Cinq visages pour Camille Brunelle : Symphonie schizophrénique du moi
Scène

Cinq visages pour Camille Brunelle : Symphonie schizophrénique du moi

Coup de force de Claude Poissant qui a trouvé au texte de Guillaume Corbeil la parfaite adéquation scénique dans Cinq visages pour Camille Brunelle.

Les réseaux sociaux commencent à faire leur entrée sur nos scènes de théâtre, mais rarement ont-ils trouvé meilleures analyse et cohérence qu’avec ce texte de Guillaume Corbeil duquel Claude Poissant a su tirer un excellent moment de théâtre, parmi les meilleurs que le Théâtre PàP nous ait donnés ces dernières années. Corbeil a su exprimer la schizophrénie des rapports à soi et aux autres orchestrés par ces nouveaux modes de communication avec un texte finement construit où cinq personnages se présentent dans une joute de mise en valeur du soi. Ces individus se présentent d’abord selon leur profil Facebook (taille, intérêts, état civil), se lançant ensuite dans une interminable déclinaison de références culturelles accompagnées des fameux «j’aime», allant des groupes de musique aux films, réalisateurs, livres, etc. Chacun cherche à se démarquer des autres selon une échelle variable au gré de la mode du jour, passant en revue une soirée où chaque geste est immortalisé en orgie de photos (magnifique conception photo et vidéo de Geodezik), soirée resservie ensuite selon qu’on veuille faire étalage de sa joie, de ses affinités avec l’underground culturel ou de son penchant morbide.

Construite sur la répétition et la surenchère de postures empruntées et revendiquées en un interminable cortège prenant la forme d’une compétition du «moi» élevé en nouveau mantra, la pièce traduit la perte de vérité créée par cette mise en représentation perpétuelle qui cache le vrai visage au profit de l’image. Pour illustrer cette quête étourdissante d’identité, Claude Poissant a misé sur une spirale infernale, un mouvement centrifuge qui éloigne les individus de leur être à mesure qu’ils feignent de le trouver. Les mots sont récités avec une nonchalance brisée par des brèches humoristiques, brèves apparitions d’humanité qui révèlent l’édifice échafaudé sur le mensonge.

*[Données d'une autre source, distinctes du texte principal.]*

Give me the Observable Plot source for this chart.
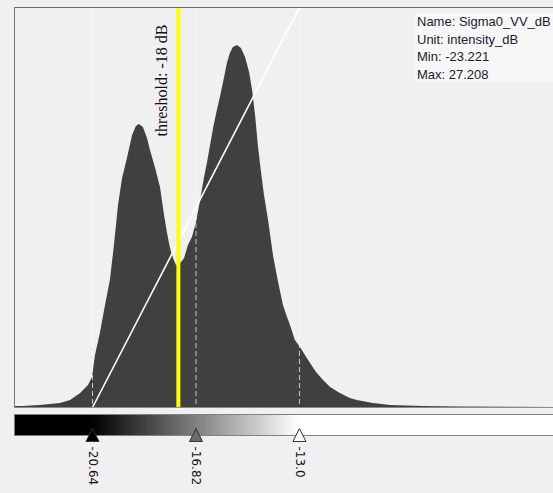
<!DOCTYPE html>
<html>
<head>
<meta charset="utf-8">
<script src="https://cdn.jsdelivr.net/npm/d3@7"></script>
<script src="https://cdn.jsdelivr.net/npm/@observablehq/plot@0.6"></script>
<style>
  html, body { margin: 0; padding: 0; background: #f0f0f0; }
  #wrap { position: relative; width: 553px; height: 493px; overflow: hidden; background: #f0f0f0; }
  #wrap svg { display: block; }
  #info { position: absolute; left: 415px; top: 13px; width: 138px; height: 69px; background: #f7f7f7;
          font-family: "Liberation Sans", Arial, sans-serif; font-size: 13px; line-height: 17.5px; color: #1a1a30;
          padding-left: 2px; box-sizing: border-box; white-space: nowrap; }
</style>
</head>
<body>
<div id="wrap"><div id="info"></div></div>
<script>
// Histogram of Sigma0_VV_dB (bin centre in dB, relative count)
const binDb = [-23.52, -23.22, -22.56, -21.82, -21.45, -21.08, -20.79, -20.64, -20.53, -20.35, -20.16,
  -19.98, -19.83, -19.68, -19.53, -19.35, -19.16, -19.02, -18.91, -18.76, -18.61, -18.50, -18.31,
  -18.13, -17.98, -17.87, -17.76, -17.65, -17.54, -17.47, -17.35, -17.24, -17.10, -16.95, -16.80,
  -16.65, -16.51, -16.40, -16.28, -16.17, -16.03, -15.92, -15.77, -15.66, -15.55, -15.44, -15.29,
  -15.14, -14.99, -14.84, -14.73, -14.62, -14.51, -14.40, -14.29, -14.14, -13.96, -13.77, -13.59,
  -13.44, -13.33, -13.15, -12.96, -12.78, -12.59, -12.37, -12.11, -11.85, -11.49, -11.12, -10.86,
  -10.27, -9.64, -8.42, -7.06, -3.62];
const binCount = [1, 1, 2, 4, 7, 14, 22, 30, 52, 74, 102,
  127, 162, 202, 229, 249, 272, 281, 283, 280, 269, 257, 239,
  220, 192, 174, 159, 149, 142, 142, 145, 149, 162, 170, 185,
  207, 229, 244, 262, 279, 297, 310, 329, 344, 354, 360, 362,
  359, 350, 335, 317, 292, 260, 235, 212, 187, 152, 125, 102,
  90, 82, 67, 60, 52, 44, 35, 27, 20, 14, 9, 7,
  4, 2, 1, 0.5, 0];

const xDomain = [-23.52, -3.62];
const yMax = 400;

// colour palette stops
const colorStops = [-20.64, -16.82, -13.0];
const stopLabels = ["-20.64", "-16.82", "-13.0"];
const stopColors = ["#000000", "#808080", "#ffffff"];
const markerFills = ["#000000", "#6b6b6b", "#ffffff"];

// threshold
const thresholdLine = -17.47;
const thresholdLabelX = -18.3;
const thresholdLabel = "threshold: -18 dB";

const infoLines = ["Name: Sigma0_VV_dB", "Unit: intensity_dB", "Min: -23.221", "Max: 27.208"];

const hist = binDb.map((d, i) => ({db: d, count: binCount[i]}));
const ramp = [{db: colorStops[0], v: 0}, {db: colorStops[2], v: yMax}];

const main = Plot.plot({
  width: 553, height: 410,
  marginLeft: 14, marginRight: 0, marginTop: 7, marginBottom: 3,
  style: {background: "#f0f0f0", overflow: "hidden"},
  x: {domain: xDomain, axis: null},
  y: {domain: [0, yMax], axis: null},
  marks: [
    Plot.areaY(hist, {x: "db", y: "count", fill: "#404040", curve: "linear"}),
    Plot.ruleX(colorStops, {stroke: "#ffffff", strokeOpacity: 0.7, strokeDasharray: "5,3", strokeWidth: 1}),
    Plot.line(ramp, {x: "db", y: "v", stroke: "#ffffff", strokeWidth: 1.6}),
    Plot.ruleX([thresholdLine], {stroke: "#ffff00", strokeWidth: 4}),
    Plot.text([thresholdLabel], {x: () => thresholdLabelX, frameAnchor: "top", dy: 73, text: d => d,
      rotate: -90, fontFamily: "Liberation Serif", fontSize: 16, fill: "#111111"}),
    Plot.ruleY([yMax], {stroke: "#6a6a6a"}),
    Plot.ruleY([0], {stroke: "#8a8a8a"}),
    Plot.ruleX([xDomain[0]], {stroke: "#7a7a7a"})
  ]
});

const tri = {draw(ctx) { ctx.moveTo(0, -7); ctx.lineTo(6.5, 6); ctx.lineTo(-6.5, 6); ctx.closePath(); }};
const step = 0.04;
const cells = d3.range(xDomain[0], xDomain[1], step).map(x => ({x1: x, x2: x + step + 0.01, c: x + step / 2}));

const bar = Plot.plot({
  width: 553, height: 83,
  marginLeft: 14, marginRight: 0, marginTop: 4, marginBottom: 58,
  style: {background: "#f0f0f0", overflow: "visible"},
  x: {domain: xDomain, axis: null},
  y: {domain: [0, 1], axis: null},
  color: {type: "linear", domain: colorStops, range: stopColors, interpolate: "rgb", clamp: true},
  marks: [
    Plot.rect(cells, {x1: "x1", x2: "x2", y1: 0, y2: 1, fill: "c", shapeRendering: "crispEdges"}),
    Plot.ruleY([0, 1], {stroke: "#808080"}),
    Plot.ruleX([xDomain[0]], {stroke: "#808080"}),
    ...colorStops.map((v, i) => Plot.dot([v], {x: d => d, y: () => 0, symbol: tri, fill: markerFills[i], stroke: "#333333", strokeWidth: 1})),
    Plot.text(colorStops, {x: d => d, y: () => 0, text: (d, i) => stopLabels[i], rotate: 90, textAnchor: "start",
      dy: 11, fontFamily: "DejaVu Sans", fontSize: 12, fill: "#111111"})
  ]
});

const wrap = document.getElementById("wrap");
wrap.insertBefore(bar, wrap.firstChild);
wrap.insertBefore(main, bar);
document.getElementById("info").innerHTML = infoLines.map(t => `<div>${t}</div>`).join("");
</script>
</body>
</html>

La succession de couches superposées est joliment suggérée par les vêtements qui jonchent le sol et envahiront les corps dans une belle scénographie signée Max-Otto Fauteux.

Chaque parole est livrée sous le regard d’un spectateur convoqué sur les réseaux sociaux, dynamique reproduite par le jeu frontal des acteurs qui nous envahissent de leur récital au point de donner la nausée. Trompés par leur jeu de dissimulations, ces personnages avalés par leur représentation ne pouvaient trouver meilleur lieu qu’un théâtre pour prendre toute la mesure de leur drame. Maîtrisant parfaitement cette partition extrême, les cinq comédiens (Julie Carrier-Prévost, Laurence Dauphinais, Francis Ducharme, Mickaël Gouin et Ève Pressault) sont fort bien dirigés par Poissant qui a su leur donner une juste part de comique et de tragique.